Part of a data file:
- - - - -
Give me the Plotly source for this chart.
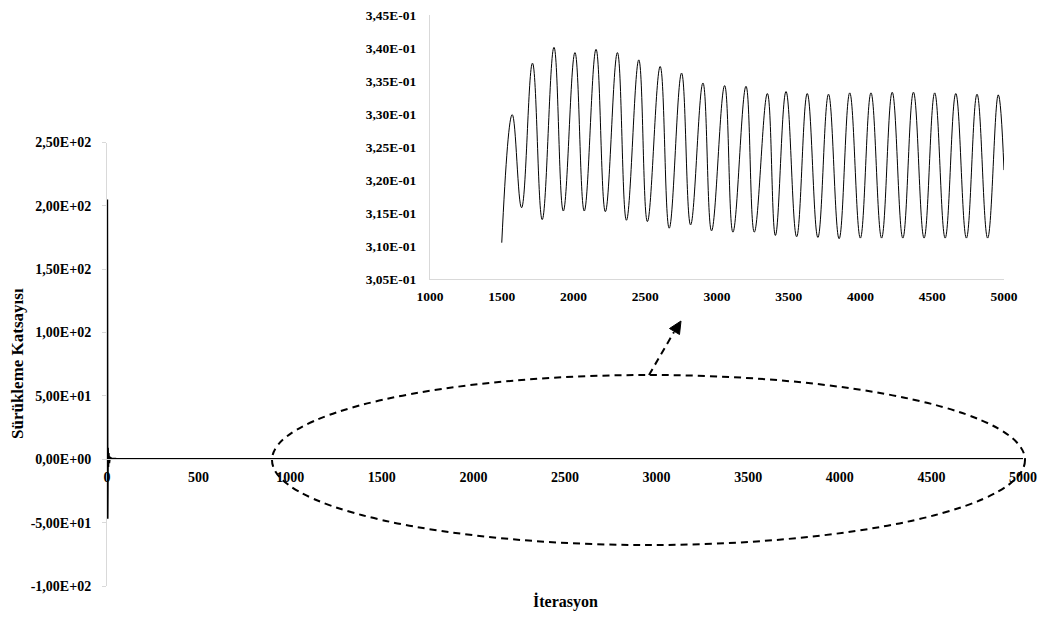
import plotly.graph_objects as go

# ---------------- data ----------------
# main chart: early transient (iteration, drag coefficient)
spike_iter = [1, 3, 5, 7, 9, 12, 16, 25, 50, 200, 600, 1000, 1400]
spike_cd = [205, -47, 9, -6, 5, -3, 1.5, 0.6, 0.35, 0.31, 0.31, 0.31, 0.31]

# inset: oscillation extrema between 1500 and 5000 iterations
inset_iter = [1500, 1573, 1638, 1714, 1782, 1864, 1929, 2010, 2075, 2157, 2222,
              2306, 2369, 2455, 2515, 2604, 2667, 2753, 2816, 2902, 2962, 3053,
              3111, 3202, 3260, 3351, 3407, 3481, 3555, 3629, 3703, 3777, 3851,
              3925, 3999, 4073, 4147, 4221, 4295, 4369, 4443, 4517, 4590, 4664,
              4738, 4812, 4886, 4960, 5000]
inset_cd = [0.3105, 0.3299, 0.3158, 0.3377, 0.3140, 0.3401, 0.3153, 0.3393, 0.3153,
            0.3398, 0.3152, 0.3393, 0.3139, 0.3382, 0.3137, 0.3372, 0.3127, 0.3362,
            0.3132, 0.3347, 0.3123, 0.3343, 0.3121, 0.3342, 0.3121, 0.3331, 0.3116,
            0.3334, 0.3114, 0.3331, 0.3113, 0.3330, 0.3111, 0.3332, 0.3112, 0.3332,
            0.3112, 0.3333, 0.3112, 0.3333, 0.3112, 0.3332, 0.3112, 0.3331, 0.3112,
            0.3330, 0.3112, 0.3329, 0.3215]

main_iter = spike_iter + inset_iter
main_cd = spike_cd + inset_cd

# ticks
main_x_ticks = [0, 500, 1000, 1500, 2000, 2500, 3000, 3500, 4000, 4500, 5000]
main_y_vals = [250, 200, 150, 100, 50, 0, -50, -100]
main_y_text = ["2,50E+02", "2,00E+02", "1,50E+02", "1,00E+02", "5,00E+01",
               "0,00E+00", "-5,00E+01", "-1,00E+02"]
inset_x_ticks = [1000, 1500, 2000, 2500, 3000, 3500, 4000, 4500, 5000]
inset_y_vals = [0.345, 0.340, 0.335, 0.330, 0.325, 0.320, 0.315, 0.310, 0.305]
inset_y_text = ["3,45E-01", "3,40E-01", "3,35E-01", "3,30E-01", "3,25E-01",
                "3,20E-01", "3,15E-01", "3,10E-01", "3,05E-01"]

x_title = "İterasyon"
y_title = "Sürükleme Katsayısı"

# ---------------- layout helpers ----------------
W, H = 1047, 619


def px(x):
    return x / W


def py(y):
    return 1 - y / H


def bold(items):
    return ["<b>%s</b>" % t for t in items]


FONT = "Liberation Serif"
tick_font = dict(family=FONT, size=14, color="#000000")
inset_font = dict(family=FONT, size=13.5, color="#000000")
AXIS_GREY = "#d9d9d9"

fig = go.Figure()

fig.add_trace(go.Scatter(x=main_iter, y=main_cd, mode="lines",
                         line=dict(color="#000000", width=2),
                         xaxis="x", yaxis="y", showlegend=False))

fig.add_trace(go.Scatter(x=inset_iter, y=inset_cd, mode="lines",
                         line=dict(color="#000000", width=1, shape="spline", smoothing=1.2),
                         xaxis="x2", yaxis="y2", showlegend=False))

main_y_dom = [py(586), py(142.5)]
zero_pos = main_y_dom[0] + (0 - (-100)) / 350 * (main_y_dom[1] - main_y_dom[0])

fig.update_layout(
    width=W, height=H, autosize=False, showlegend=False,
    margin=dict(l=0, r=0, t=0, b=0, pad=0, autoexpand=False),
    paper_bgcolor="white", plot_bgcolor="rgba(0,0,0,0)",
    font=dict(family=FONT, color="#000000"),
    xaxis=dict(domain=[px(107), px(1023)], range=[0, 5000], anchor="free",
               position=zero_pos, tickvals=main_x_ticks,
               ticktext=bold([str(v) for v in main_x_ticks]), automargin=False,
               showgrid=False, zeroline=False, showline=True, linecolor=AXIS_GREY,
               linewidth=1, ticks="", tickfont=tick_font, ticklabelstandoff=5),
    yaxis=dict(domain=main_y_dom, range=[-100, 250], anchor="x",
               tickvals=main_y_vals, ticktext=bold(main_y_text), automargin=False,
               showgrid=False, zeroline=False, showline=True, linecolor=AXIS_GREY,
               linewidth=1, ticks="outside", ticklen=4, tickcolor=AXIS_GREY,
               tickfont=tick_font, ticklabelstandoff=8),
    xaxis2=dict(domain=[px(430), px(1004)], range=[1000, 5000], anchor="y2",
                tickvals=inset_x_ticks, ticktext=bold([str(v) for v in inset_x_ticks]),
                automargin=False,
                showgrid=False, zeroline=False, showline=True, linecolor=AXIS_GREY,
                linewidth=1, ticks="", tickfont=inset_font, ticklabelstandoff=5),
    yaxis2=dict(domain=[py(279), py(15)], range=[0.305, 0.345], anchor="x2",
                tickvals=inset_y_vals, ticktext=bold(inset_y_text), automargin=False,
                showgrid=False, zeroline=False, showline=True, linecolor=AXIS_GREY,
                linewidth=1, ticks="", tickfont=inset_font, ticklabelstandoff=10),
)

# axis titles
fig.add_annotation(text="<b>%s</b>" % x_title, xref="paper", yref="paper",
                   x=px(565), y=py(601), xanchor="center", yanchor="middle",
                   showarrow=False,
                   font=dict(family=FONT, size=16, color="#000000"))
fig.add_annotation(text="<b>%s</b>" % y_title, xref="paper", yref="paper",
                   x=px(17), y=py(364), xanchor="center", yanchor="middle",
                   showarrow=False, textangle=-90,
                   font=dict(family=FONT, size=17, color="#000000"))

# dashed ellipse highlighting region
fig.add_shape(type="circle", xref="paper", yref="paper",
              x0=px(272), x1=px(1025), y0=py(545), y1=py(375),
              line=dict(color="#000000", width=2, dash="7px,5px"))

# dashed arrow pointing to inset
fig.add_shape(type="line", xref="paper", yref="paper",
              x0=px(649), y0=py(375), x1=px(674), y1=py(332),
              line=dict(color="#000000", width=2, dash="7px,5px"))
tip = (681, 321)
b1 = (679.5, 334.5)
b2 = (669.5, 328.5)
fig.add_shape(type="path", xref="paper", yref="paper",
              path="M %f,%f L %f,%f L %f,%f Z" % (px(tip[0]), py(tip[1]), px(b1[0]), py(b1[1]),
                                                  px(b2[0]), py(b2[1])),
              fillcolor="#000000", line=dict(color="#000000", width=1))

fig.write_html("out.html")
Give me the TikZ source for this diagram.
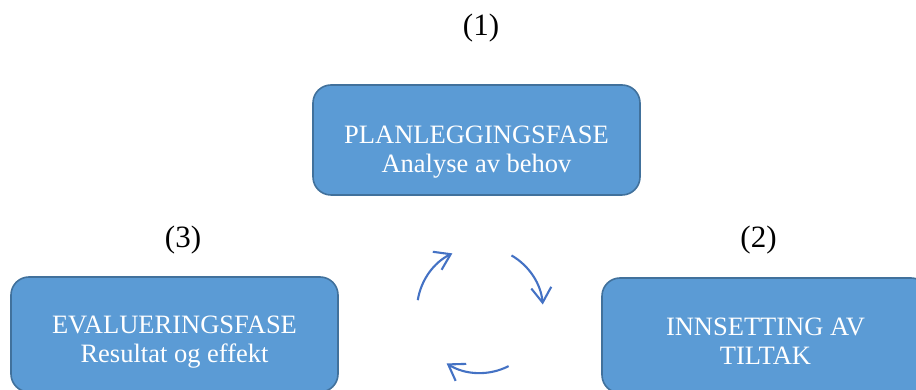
- - - - -
Give all the lines above again, character for character, without pictures.

Give me the Plotly source for this chart.
import plotly.graph_objects as go

# ---------------- data ----------------
# main chart: early transient (iteration, drag coefficient)
spike_iter = [1, 3, 5, 7, 9, 12, 16, 25, 50, 200, 600, 1000, 1400]
spike_cd = [205, -47, 9, -6, 5, -3, 1.5, 0.6, 0.35, 0.31, 0.31, 0.31, 0.31]

# inset: oscillation extrema between 1500 and 5000 iterations
inset_iter = [1500, 1573, 1638, 1714, 1782, 1864, 1929, 2010, 2075, 2157, 2222,
              2306, 2369, 2455, 2515, 2604, 2667, 2753, 2816, 2902, 2962, 3053,
              3111, 3202, 3260, 3351, 3407, 3481, 3555, 3629, 3703, 3777, 3851,
              3925, 3999, 4073, 4147, 4221, 4295, 4369, 4443, 4517, 4590, 4664,
              4738, 4812, 4886, 4960, 5000]
inset_cd = [0.3105, 0.3299, 0.3158, 0.3377, 0.3140, 0.3401, 0.3153, 0.3393, 0.3153,
            0.3398, 0.3152, 0.3393, 0.3139, 0.3382, 0.3137, 0.3372, 0.3127, 0.3362,
            0.3132, 0.3347, 0.3123, 0.3343, 0.3121, 0.3342, 0.3121, 0.3331, 0.3116,
            0.3334, 0.3114, 0.3331, 0.3113, 0.3330, 0.3111, 0.3332, 0.3112, 0.3332,
            0.3112, 0.3333, 0.3112, 0.3333, 0.3112, 0.3332, 0.3112, 0.3331, 0.3112,
            0.3330, 0.3112, 0.3329, 0.3215]

main_iter = spike_iter + inset_iter
main_cd = spike_cd + inset_cd

# ticks
main_x_ticks = [0, 500, 1000, 1500, 2000, 2500, 3000, 3500, 4000, 4500, 5000]
main_y_vals = [250, 200, 150, 100, 50, 0, -50, -100]
main_y_text = ["2,50E+02", "2,00E+02", "1,50E+02", "1,00E+02", "5,00E+01",
               "0,00E+00", "-5,00E+01", "-1,00E+02"]
inset_x_ticks = [1000, 1500, 2000, 2500, 3000, 3500, 4000, 4500, 5000]
inset_y_vals = [0.345, 0.340, 0.335, 0.330, 0.325, 0.320, 0.315, 0.310, 0.305]
inset_y_text = ["3,45E-01", "3,40E-01", "3,35E-01", "3,30E-01", "3,25E-01",
                "3,20E-01", "3,15E-01", "3,10E-01", "3,05E-01"]

x_title = "İterasyon"
y_title = "Sürükleme Katsayısı"

# ---------------- layout helpers ----------------
W, H = 1047, 619


def px(x):
    return x / W


def py(y):
    return 1 - y / H


def bold(items):
    return ["<b>%s</b>" % t for t in items]


FONT = "Liberation Serif"
tick_font = dict(family=FONT, size=14, color="#000000")
inset_font = dict(family=FONT, size=13.5, color="#000000")
AXIS_GREY = "#d9d9d9"

fig = go.Figure()

fig.add_trace(go.Scatter(x=main_iter, y=main_cd, mode="lines",
                         line=dict(color="#000000", width=2),
                         xaxis="x", yaxis="y", showlegend=False))

fig.add_trace(go.Scatter(x=inset_iter, y=inset_cd, mode="lines",
                         line=dict(color="#000000", width=1, shape="spline", smoothing=1.2),
                         xaxis="x2", yaxis="y2", showlegend=False))

main_y_dom = [py(586), py(142.5)]
zero_pos = main_y_dom[0] + (0 - (-100)) / 350 * (main_y_dom[1] - main_y_dom[0])

fig.update_layout(
    width=W, height=H, autosize=False, showlegend=False,
    margin=dict(l=0, r=0, t=0, b=0, pad=0, autoexpand=False),
    paper_bgcolor="white", plot_bgcolor="rgba(0,0,0,0)",
    font=dict(family=FONT, color="#000000"),
    xaxis=dict(domain=[px(107), px(1023)], range=[0, 5000], anchor="free",
               position=zero_pos, tickvals=main_x_ticks,
               ticktext=bold([str(v) for v in main_x_ticks]), automargin=False,
               showgrid=False, zeroline=False, showline=True, linecolor=AXIS_GREY,
               linewidth=1, ticks="", tickfont=tick_font, ticklabelstandoff=5),
    yaxis=dict(domain=main_y_dom, range=[-100, 250], anchor="x",
               tickvals=main_y_vals, ticktext=bold(main_y_text), automargin=False,
               showgrid=False, zeroline=False, showline=True, linecolor=AXIS_GREY,
               linewidth=1, ticks="outside", ticklen=4, tickcolor=AXIS_GREY,
               tickfont=tick_font, ticklabelstandoff=8),
    xaxis2=dict(domain=[px(430), px(1004)], range=[1000, 5000], anchor="y2",
                tickvals=inset_x_ticks, ticktext=bold([str(v) for v in inset_x_ticks]),
                automargin=False,
                showgrid=False, zeroline=False, showline=True, linecolor=AXIS_GREY,
                linewidth=1, ticks="", tickfont=inset_font, ticklabelstandoff=5),
    yaxis2=dict(domain=[py(279), py(15)], range=[0.305, 0.345], anchor="x2",
                tickvals=inset_y_vals, ticktext=bold(inset_y_text), automargin=False,
                showgrid=False, zeroline=False, showline=True, linecolor=AXIS_GREY,
                linewidth=1, ticks="", tickfont=inset_font, ticklabelstandoff=10),
)

# axis titles
fig.add_annotation(text="<b>%s</b>" % x_title, xref="paper", yref="paper",
                   x=px(565), y=py(601), xanchor="center", yanchor="middle",
                   showarrow=False,
                   font=dict(family=FONT, size=16, color="#000000"))
fig.add_annotation(text="<b>%s</b>" % y_title, xref="paper", yref="paper",
                   x=px(17), y=py(364), xanchor="center", yanchor="middle",
                   showarrow=False, textangle=-90,
                   font=dict(family=FONT, size=17, color="#000000"))

# dashed ellipse highlighting region
fig.add_shape(type="circle", xref="paper", yref="paper",
              x0=px(272), x1=px(1025), y0=py(545), y1=py(375),
              line=dict(color="#000000", width=2, dash="7px,5px"))

# dashed arrow pointing to inset
fig.add_shape(type="line", xref="paper", yref="paper",
              x0=px(649), y0=py(375), x1=px(674), y1=py(332),
              line=dict(color="#000000", width=2, dash="7px,5px"))
tip = (681, 321)
b1 = (679.5, 334.5)
b2 = (669.5, 328.5)
fig.add_shape(type="path", xref="paper", yref="paper",
              path="M %f,%f L %f,%f L %f,%f Z" % (px(tip[0]), py(tip[1]), px(b1[0]), py(b1[1]),
                                                  px(b2[0]), py(b2[1])),
              fillcolor="#000000", line=dict(color="#000000", width=1))

fig.write_html("out.html")
Give me the TikZ source for this diagram.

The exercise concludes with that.